Directions:
Output the material below unchanged, apart from leaving out the pictures.

(Raw records)
=-=-=
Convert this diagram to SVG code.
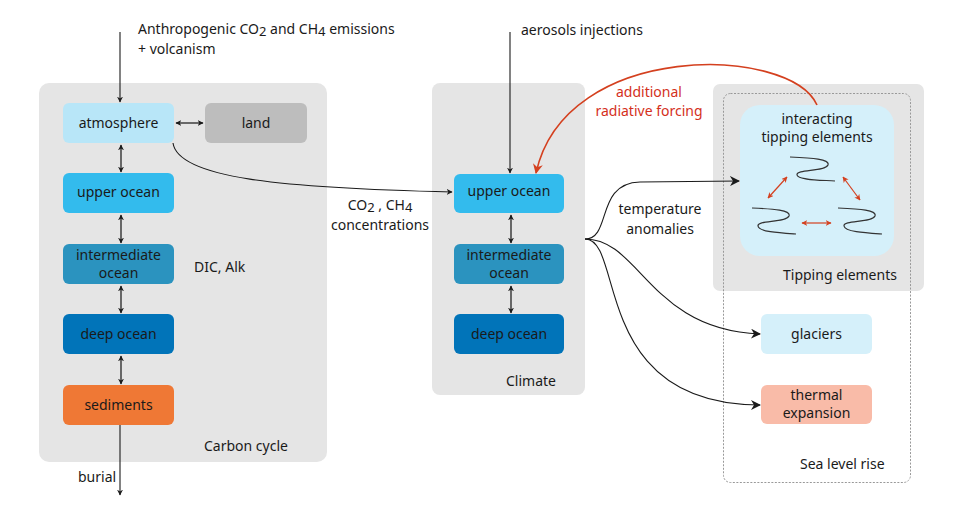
<svg xmlns="http://www.w3.org/2000/svg" width="958" height="529" viewBox="0 0 958 529">
<defs>
<style>
text{font-family:"Noto Sans","Open Sans",sans-serif;font-size:14px;fill:#1a1a1a}
.c{text-anchor:middle}
.panel{fill:#e5e5e5}
.box{stroke:none}
.ln{fill:none;stroke:#1a1a1a;stroke-width:1.1}
.bi{fill:none;stroke:#333;stroke-width:1.4;marker-start:url(#as);marker-end:url(#ae)}
.red{fill:none;stroke:#d4401f;stroke-width:1.2;marker-start:url(#rs);marker-end:url(#re)}
.sq{fill:none;stroke:#333;stroke-width:1.2}
.sub{font-size:13px}
</style>
<marker id="ae" viewBox="0 0 10 10" refX="9" refY="5" markerWidth="6" markerHeight="6" orient="auto" markerUnits="userSpaceOnUse"><path d="M0,0L10,5L0,10L3,5z" fill="#1a1a1a"/></marker>
<marker id="as" viewBox="0 0 10 10" refX="1" refY="5" markerWidth="6" markerHeight="6" orient="auto" markerUnits="userSpaceOnUse"><path d="M10,0L0,5L10,10L7,5z" fill="#1a1a1a"/></marker>
<marker id="big" viewBox="0 0 10 10" refX="9" refY="5" markerWidth="10" markerHeight="10" orient="auto" markerUnits="userSpaceOnUse"><path d="M0,0L10,5L0,10L3,5z" fill="#1a1a1a"/></marker>
<marker id="rbig" viewBox="0 0 10 10" refX="9" refY="5" markerWidth="10" markerHeight="10" orient="auto" markerUnits="userSpaceOnUse"><path d="M0,0L10,5L0,10L3,5z" fill="#d4401f"/></marker>
<marker id="re" viewBox="0 0 10 10" refX="9" refY="5" markerWidth="6" markerHeight="6" orient="auto" markerUnits="userSpaceOnUse"><path d="M0,0L10,5L0,10L3,5z" fill="#d4401f"/></marker>
<marker id="rs" viewBox="0 0 10 10" refX="1" refY="5" markerWidth="6" markerHeight="6" orient="auto" markerUnits="userSpaceOnUse"><path d="M10,0L0,5L10,10L7,5z" fill="#d4401f"/></marker>
</defs>
<rect width="958" height="529" fill="#fff"/>

<g id="panel-carbon"><rect class="panel" x="39" y="83" width="288" height="379" rx="10"/><text x="204" y="451">Carbon cycle</text></g>
<g id="panel-climate"><rect class="panel" x="432" y="83" width="153" height="312" rx="8"/><text x="506" y="386">Climate</text></g>
<g id="panel-tipping"><rect class="panel" x="713" y="84" width="211" height="207" rx="7"/><text x="783" y="280">Tipping elements</text></g>
<g id="panel-sealevel"><rect x="723.5" y="93.5" width="187" height="389" rx="7" fill="none" stroke="#999" stroke-width="1" stroke-dasharray="2,1.5"/><text x="800" y="469">Sea level rise</text></g>

<g id="atmosphere"><rect class="box" x="63" y="103" width="111" height="40" rx="6" fill="#b8e6f8"/><text class="c" x="118.5" y="128">atmosphere</text></g>
<g id="land"><rect class="box" x="205" y="103" width="102" height="40" rx="6" fill="#bdbdbd"/><text class="c" x="256" y="128">land</text></g>
<g id="cc-upper"><rect class="box" x="63" y="173" width="111" height="40" rx="6" fill="#33bbed"/><text class="c" x="118.5" y="197">upper ocean</text></g>
<g id="cc-inter"><rect class="box" x="63" y="244" width="111" height="40" rx="6" fill="#2b93bf"/><text class="c" x="118.5" y="260">intermediate</text><text class="c" x="118.5" y="278">ocean</text></g>
<g id="cc-deep"><rect class="box" x="63" y="314" width="111" height="40" rx="6" fill="#0174b9"/><text class="c" x="118.5" y="339">deep ocean</text></g>
<g id="sediments"><rect class="box" x="63" y="385" width="111" height="40" rx="6" fill="#ef7835"/><text class="c" x="118.5" y="410">sediments</text></g>
<g id="dic-label"><text x="194" y="272">DIC, Alk</text></g>

<g id="cl-upper"><rect class="box" x="454" y="174" width="110" height="39" rx="6" fill="#33bbed"/><text class="c" x="509" y="196">upper ocean</text></g>
<g id="cl-inter"><rect class="box" x="454" y="244" width="110" height="40" rx="6" fill="#2b93bf"/><text class="c" x="509" y="260">intermediate</text><text class="c" x="509" y="278">ocean</text></g>
<g id="cl-deep"><rect class="box" x="454" y="314" width="110" height="40" rx="6" fill="#0174b9"/><text class="c" x="509" y="339">deep ocean</text></g>

<g id="interacting"><rect class="box" x="740" y="105" width="154" height="151" rx="20" fill="#d5f0fa"/><text class="c" x="817" y="124">interacting</text><text class="c" x="817" y="142">tipping elements</text>
<path class="sq" d="M790,157 C812,158 830,159 828,165 C825,172 796,169 797,175 C798,180 820,180 835,181"/>
<path class="sq" d="M752,208 C774,209 791,210 789,216 C786,223 757,220 758,226 C759,232 780,233 796,234"/>
<path class="sq" d="M838,208 C860,209 877,210 875,216 C872,223 843,220 844,226 C845,232 866,233 882,234"/>
<path class="red" d="M768,198 L787,177"/>
<path class="red" d="M843,177 L860,200"/>
<path class="red" d="M802,223 L831,223"/>
</g>

<g id="glaciers"><rect class="box" x="761" y="314" width="111" height="40" rx="6" fill="#d5f0fa"/><text class="c" x="816.5" y="339">glaciers</text></g>
<g id="thermal"><rect class="box" x="761" y="385" width="111" height="39" rx="6" fill="#f9bba8"/><text class="c" x="816.5" y="400">thermal</text><text class="c" x="816.5" y="418">expansion</text></g>

<g id="connectors">
<path class="ln" d="M120,32 L120,102" marker-end="url(#ae)"/>
<path class="ln" d="M510,32 L510,173" marker-end="url(#ae)"/>
<path class="ln" d="M120,425 L120,495" marker-end="url(#ae)"/>
<path class="bi" d="M176,123 L203,123"/>
<path class="bi" d="M121,145 L121,172"/>
<path class="bi" d="M121,215 L121,243"/>
<path class="bi" d="M121,286 L121,313"/>
<path class="bi" d="M121,356 L121,384"/>
<path class="bi" d="M511,215 L511,243"/>
<path class="bi" d="M511,286 L511,313"/>
<path class="ln" d="M173,143 C178,178 280,188 452,192" marker-end="url(#ae)"/>
<path d="M817,105 C790,45 565,40 536,173" fill="none" stroke="#d4401f" stroke-width="1.6" marker-end="url(#rbig)"/>
<path class="ln" d="M585,239 C612,239 595,183 640,182 L739,181" marker-end="url(#big)"/>
<path class="ln" d="M585,239 C640,239 650,330 760,334" marker-end="url(#big)"/>
<path class="ln" d="M585,239 C625,239 590,405 760,405" marker-end="url(#big)"/>
</g>

<g id="labels">
<text x="138" y="34">Anthropogenic CO<tspan class="sub" dy="2">2</tspan><tspan dy="-2"> and CH</tspan><tspan class="sub" dy="2">4</tspan><tspan dy="-2"> emissions</tspan></text>
<text x="138" y="54">+ volcanism</text>
<text x="521" y="35">aerosols injections</text>
<text class="c" x="649" y="97" style="fill:#d4301c">additional</text>
<text class="c" x="649" y="116" style="fill:#d4301c">radiative forcing</text>
<text class="c" x="380" y="210">CO<tspan class="sub" dy="2">2</tspan><tspan dy="-2">  , CH</tspan><tspan class="sub" dy="2">4</tspan></text>
<text class="c" x="380" y="230">concentrations</text>
<text class="c" x="660" y="214">temperature</text>
<text class="c" x="660" y="234">anomalies</text>
<text x="78" y="482">burial</text>
</g>
</svg>
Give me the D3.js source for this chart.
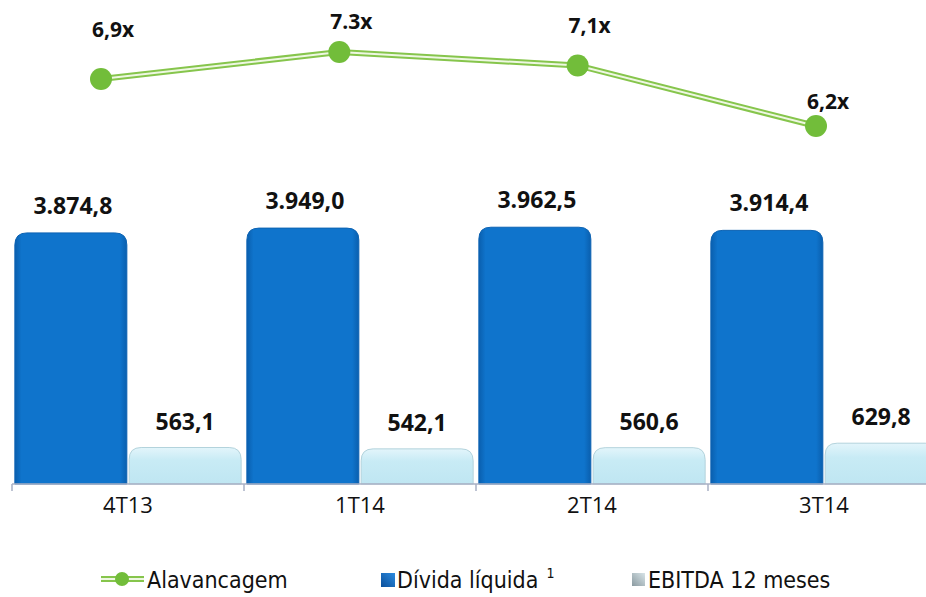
=-=-=
Exercise solution:
Convert this diagram to SVG code.
<svg xmlns="http://www.w3.org/2000/svg" width="958" height="529" viewBox="0 0 958 529">
<defs>
<style>
text{font-family:"Noto Sans","Open Sans",sans-serif;font-size:14px;fill:#1a1a1a}
.c{text-anchor:middle}
.panel{fill:#e5e5e5}
.box{stroke:none}
.ln{fill:none;stroke:#1a1a1a;stroke-width:1.1}
.bi{fill:none;stroke:#333;stroke-width:1.4;marker-start:url(#as);marker-end:url(#ae)}
.red{fill:none;stroke:#d4401f;stroke-width:1.2;marker-start:url(#rs);marker-end:url(#re)}
.sq{fill:none;stroke:#333;stroke-width:1.2}
.sub{font-size:13px}
</style>
<marker id="ae" viewBox="0 0 10 10" refX="9" refY="5" markerWidth="6" markerHeight="6" orient="auto" markerUnits="userSpaceOnUse"><path d="M0,0L10,5L0,10L3,5z" fill="#1a1a1a"/></marker>
<marker id="as" viewBox="0 0 10 10" refX="1" refY="5" markerWidth="6" markerHeight="6" orient="auto" markerUnits="userSpaceOnUse"><path d="M10,0L0,5L10,10L7,5z" fill="#1a1a1a"/></marker>
<marker id="big" viewBox="0 0 10 10" refX="9" refY="5" markerWidth="10" markerHeight="10" orient="auto" markerUnits="userSpaceOnUse"><path d="M0,0L10,5L0,10L3,5z" fill="#1a1a1a"/></marker>
<marker id="rbig" viewBox="0 0 10 10" refX="9" refY="5" markerWidth="10" markerHeight="10" orient="auto" markerUnits="userSpaceOnUse"><path d="M0,0L10,5L0,10L3,5z" fill="#d4401f"/></marker>
<marker id="re" viewBox="0 0 10 10" refX="9" refY="5" markerWidth="6" markerHeight="6" orient="auto" markerUnits="userSpaceOnUse"><path d="M0,0L10,5L0,10L3,5z" fill="#d4401f"/></marker>
<marker id="rs" viewBox="0 0 10 10" refX="1" refY="5" markerWidth="6" markerHeight="6" orient="auto" markerUnits="userSpaceOnUse"><path d="M10,0L0,5L10,10L7,5z" fill="#d4401f"/></marker>
</defs>
<rect width="958" height="529" fill="#fff"/>

<g id="panel-carbon"><rect class="panel" x="39" y="83" width="288" height="379" rx="10"/><text x="204" y="451">Carbon cycle</text></g>
<g id="panel-climate"><rect class="panel" x="432" y="83" width="153" height="312" rx="8"/><text x="506" y="386">Climate</text></g>
<g id="panel-tipping"><rect class="panel" x="713" y="84" width="211" height="207" rx="7"/><text x="783" y="280">Tipping elements</text></g>
<g id="panel-sealevel"><rect x="723.5" y="93.5" width="187" height="389" rx="7" fill="none" stroke="#999" stroke-width="1" stroke-dasharray="2,1.5"/><text x="800" y="469">Sea level rise</text></g>

<g id="atmosphere"><rect class="box" x="63" y="103" width="111" height="40" rx="6" fill="#b8e6f8"/><text class="c" x="118.5" y="128">atmosphere</text></g>
<g id="land"><rect class="box" x="205" y="103" width="102" height="40" rx="6" fill="#bdbdbd"/><text class="c" x="256" y="128">land</text></g>
<g id="cc-upper"><rect class="box" x="63" y="173" width="111" height="40" rx="6" fill="#33bbed"/><text class="c" x="118.5" y="197">upper ocean</text></g>
<g id="cc-inter"><rect class="box" x="63" y="244" width="111" height="40" rx="6" fill="#2b93bf"/><text class="c" x="118.5" y="260">intermediate</text><text class="c" x="118.5" y="278">ocean</text></g>
<g id="cc-deep"><rect class="box" x="63" y="314" width="111" height="40" rx="6" fill="#0174b9"/><text class="c" x="118.5" y="339">deep ocean</text></g>
<g id="sediments"><rect class="box" x="63" y="385" width="111" height="40" rx="6" fill="#ef7835"/><text class="c" x="118.5" y="410">sediments</text></g>
<g id="dic-label"><text x="194" y="272">DIC, Alk</text></g>

<g id="cl-upper"><rect class="box" x="454" y="174" width="110" height="39" rx="6" fill="#33bbed"/><text class="c" x="509" y="196">upper ocean</text></g>
<g id="cl-inter"><rect class="box" x="454" y="244" width="110" height="40" rx="6" fill="#2b93bf"/><text class="c" x="509" y="260">intermediate</text><text class="c" x="509" y="278">ocean</text></g>
<g id="cl-deep"><rect class="box" x="454" y="314" width="110" height="40" rx="6" fill="#0174b9"/><text class="c" x="509" y="339">deep ocean</text></g>

<g id="interacting"><rect class="box" x="740" y="105" width="154" height="151" rx="20" fill="#d5f0fa"/><text class="c" x="817" y="124">interacting</text><text class="c" x="817" y="142">tipping elements</text>
<path class="sq" d="M790,157 C812,158 830,159 828,165 C825,172 796,169 797,175 C798,180 820,180 835,181"/>
<path class="sq" d="M752,208 C774,209 791,210 789,216 C786,223 757,220 758,226 C759,232 780,233 796,234"/>
<path class="sq" d="M838,208 C860,209 877,210 875,216 C872,223 843,220 844,226 C845,232 866,233 882,234"/>
<path class="red" d="M768,198 L787,177"/>
<path class="red" d="M843,177 L860,200"/>
<path class="red" d="M802,223 L831,223"/>
</g>

<g id="glaciers"><rect class="box" x="761" y="314" width="111" height="40" rx="6" fill="#d5f0fa"/><text class="c" x="816.5" y="339">glaciers</text></g>
<g id="thermal"><rect class="box" x="761" y="385" width="111" height="39" rx="6" fill="#f9bba8"/><text class="c" x="816.5" y="400">thermal</text><text class="c" x="816.5" y="418">expansion</text></g>

<g id="connectors">
<path class="ln" d="M120,32 L120,102" marker-end="url(#ae)"/>
<path class="ln" d="M510,32 L510,173" marker-end="url(#ae)"/>
<path class="ln" d="M120,425 L120,495" marker-end="url(#ae)"/>
<path class="bi" d="M176,123 L203,123"/>
<path class="bi" d="M121,145 L121,172"/>
<path class="bi" d="M121,215 L121,243"/>
<path class="bi" d="M121,286 L121,313"/>
<path class="bi" d="M121,356 L121,384"/>
<path class="bi" d="M511,215 L511,243"/>
<path class="bi" d="M511,286 L511,313"/>
<path class="ln" d="M173,143 C178,178 280,188 452,192" marker-end="url(#ae)"/>
<path d="M817,105 C790,45 565,40 536,173" fill="none" stroke="#d4401f" stroke-width="1.6" marker-end="url(#rbig)"/>
<path class="ln" d="M585,239 C612,239 595,183 640,182 L739,181" marker-end="url(#big)"/>
<path class="ln" d="M585,239 C640,239 650,330 760,334" marker-end="url(#big)"/>
<path class="ln" d="M585,239 C625,239 590,405 760,405" marker-end="url(#big)"/>
</g>

<g id="labels">
<text x="138" y="34">Anthropogenic CO<tspan class="sub" dy="2">2</tspan><tspan dy="-2"> and CH</tspan><tspan class="sub" dy="2">4</tspan><tspan dy="-2"> emissions</tspan></text>
<text x="138" y="54">+ volcanism</text>
<text x="521" y="35">aerosols injections</text>
<text class="c" x="649" y="97" style="fill:#d4301c">additional</text>
<text class="c" x="649" y="116" style="fill:#d4301c">radiative forcing</text>
<text class="c" x="380" y="210">CO<tspan class="sub" dy="2">2</tspan><tspan dy="-2">  , CH</tspan><tspan class="sub" dy="2">4</tspan></text>
<text class="c" x="380" y="230">concentrations</text>
<text class="c" x="660" y="214">temperature</text>
<text class="c" x="660" y="234">anomalies</text>
<text x="78" y="482">burial</text>
</g>
</svg>
Give me the D3.js source for this chart.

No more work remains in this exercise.